== Provided data ==

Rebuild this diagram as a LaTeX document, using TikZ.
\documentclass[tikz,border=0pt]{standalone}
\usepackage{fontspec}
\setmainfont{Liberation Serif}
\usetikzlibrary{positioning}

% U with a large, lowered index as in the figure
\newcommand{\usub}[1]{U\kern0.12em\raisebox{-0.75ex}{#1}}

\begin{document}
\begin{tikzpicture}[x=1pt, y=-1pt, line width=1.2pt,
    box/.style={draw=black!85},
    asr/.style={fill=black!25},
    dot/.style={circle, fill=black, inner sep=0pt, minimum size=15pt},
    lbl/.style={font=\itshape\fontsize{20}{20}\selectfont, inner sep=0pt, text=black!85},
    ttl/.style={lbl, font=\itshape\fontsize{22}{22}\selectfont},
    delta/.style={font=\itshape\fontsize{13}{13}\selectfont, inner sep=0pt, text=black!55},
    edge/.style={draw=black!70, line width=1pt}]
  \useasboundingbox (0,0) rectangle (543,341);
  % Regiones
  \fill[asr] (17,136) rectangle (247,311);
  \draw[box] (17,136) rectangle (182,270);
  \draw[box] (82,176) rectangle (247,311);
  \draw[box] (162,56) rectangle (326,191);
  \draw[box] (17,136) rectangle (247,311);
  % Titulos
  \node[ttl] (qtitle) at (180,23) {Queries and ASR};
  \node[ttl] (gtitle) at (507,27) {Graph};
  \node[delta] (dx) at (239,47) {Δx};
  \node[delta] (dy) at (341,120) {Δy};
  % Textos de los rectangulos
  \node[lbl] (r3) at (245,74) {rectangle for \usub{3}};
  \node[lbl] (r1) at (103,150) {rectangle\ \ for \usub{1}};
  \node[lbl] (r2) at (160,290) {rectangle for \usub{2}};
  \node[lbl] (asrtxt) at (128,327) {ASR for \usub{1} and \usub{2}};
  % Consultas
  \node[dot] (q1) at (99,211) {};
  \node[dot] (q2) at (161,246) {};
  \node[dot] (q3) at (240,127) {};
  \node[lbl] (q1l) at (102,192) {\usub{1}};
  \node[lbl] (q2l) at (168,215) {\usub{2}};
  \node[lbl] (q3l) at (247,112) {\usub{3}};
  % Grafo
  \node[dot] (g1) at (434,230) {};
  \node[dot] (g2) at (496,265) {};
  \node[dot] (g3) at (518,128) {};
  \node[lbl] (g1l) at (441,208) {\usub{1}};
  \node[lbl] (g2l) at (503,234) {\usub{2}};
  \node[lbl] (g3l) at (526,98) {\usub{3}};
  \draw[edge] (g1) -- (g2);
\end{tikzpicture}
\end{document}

==

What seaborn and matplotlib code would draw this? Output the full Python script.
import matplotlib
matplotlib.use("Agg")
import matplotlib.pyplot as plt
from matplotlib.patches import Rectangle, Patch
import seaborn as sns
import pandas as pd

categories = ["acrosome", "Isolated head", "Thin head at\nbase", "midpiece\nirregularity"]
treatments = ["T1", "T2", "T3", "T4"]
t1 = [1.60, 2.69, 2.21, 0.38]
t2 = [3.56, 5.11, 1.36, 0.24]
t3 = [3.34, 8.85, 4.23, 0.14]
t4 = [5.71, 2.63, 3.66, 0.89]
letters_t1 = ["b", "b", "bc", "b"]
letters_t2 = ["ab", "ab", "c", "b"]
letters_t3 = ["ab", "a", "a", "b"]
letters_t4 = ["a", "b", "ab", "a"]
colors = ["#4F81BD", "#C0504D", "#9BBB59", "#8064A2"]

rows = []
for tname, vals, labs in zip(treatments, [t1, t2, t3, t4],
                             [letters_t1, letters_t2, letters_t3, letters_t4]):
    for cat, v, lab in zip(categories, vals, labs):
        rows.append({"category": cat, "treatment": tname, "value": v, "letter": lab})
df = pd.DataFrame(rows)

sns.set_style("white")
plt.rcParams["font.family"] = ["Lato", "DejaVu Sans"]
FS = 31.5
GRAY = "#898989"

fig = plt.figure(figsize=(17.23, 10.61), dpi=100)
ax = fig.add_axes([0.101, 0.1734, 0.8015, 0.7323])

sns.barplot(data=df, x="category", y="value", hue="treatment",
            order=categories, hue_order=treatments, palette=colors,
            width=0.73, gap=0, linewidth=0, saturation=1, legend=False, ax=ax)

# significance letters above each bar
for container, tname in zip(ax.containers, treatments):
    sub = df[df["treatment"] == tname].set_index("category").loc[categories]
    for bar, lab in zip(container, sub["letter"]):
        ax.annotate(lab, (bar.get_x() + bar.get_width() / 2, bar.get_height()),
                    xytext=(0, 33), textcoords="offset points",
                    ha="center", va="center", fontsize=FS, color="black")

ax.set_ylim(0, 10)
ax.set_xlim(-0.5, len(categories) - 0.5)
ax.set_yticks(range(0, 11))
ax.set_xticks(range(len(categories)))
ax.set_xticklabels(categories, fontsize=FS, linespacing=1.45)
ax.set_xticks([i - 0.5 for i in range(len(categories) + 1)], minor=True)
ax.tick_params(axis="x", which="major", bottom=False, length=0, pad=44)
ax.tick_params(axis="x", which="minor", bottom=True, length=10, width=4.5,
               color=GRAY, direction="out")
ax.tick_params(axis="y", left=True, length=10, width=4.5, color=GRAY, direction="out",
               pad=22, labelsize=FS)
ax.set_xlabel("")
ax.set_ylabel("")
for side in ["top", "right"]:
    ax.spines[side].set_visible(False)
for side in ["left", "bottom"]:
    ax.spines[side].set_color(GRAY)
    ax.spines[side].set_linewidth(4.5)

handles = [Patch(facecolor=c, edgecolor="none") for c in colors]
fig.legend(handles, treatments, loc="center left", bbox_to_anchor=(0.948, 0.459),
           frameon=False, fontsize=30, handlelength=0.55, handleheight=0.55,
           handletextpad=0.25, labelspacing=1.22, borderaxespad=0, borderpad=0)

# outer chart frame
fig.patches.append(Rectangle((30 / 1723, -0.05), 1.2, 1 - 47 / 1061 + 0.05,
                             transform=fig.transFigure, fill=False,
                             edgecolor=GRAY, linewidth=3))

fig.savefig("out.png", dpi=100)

== Challenge ==
Select, from the listing, all lines that include the word "matplotlib".

== The response ==
What seaborn and matplotlib code would draw this? Output the full Python script.
import matplotlib
matplotlib.use("Agg")
import matplotlib.pyplot as plt
from matplotlib.patches import Rectangle, Patch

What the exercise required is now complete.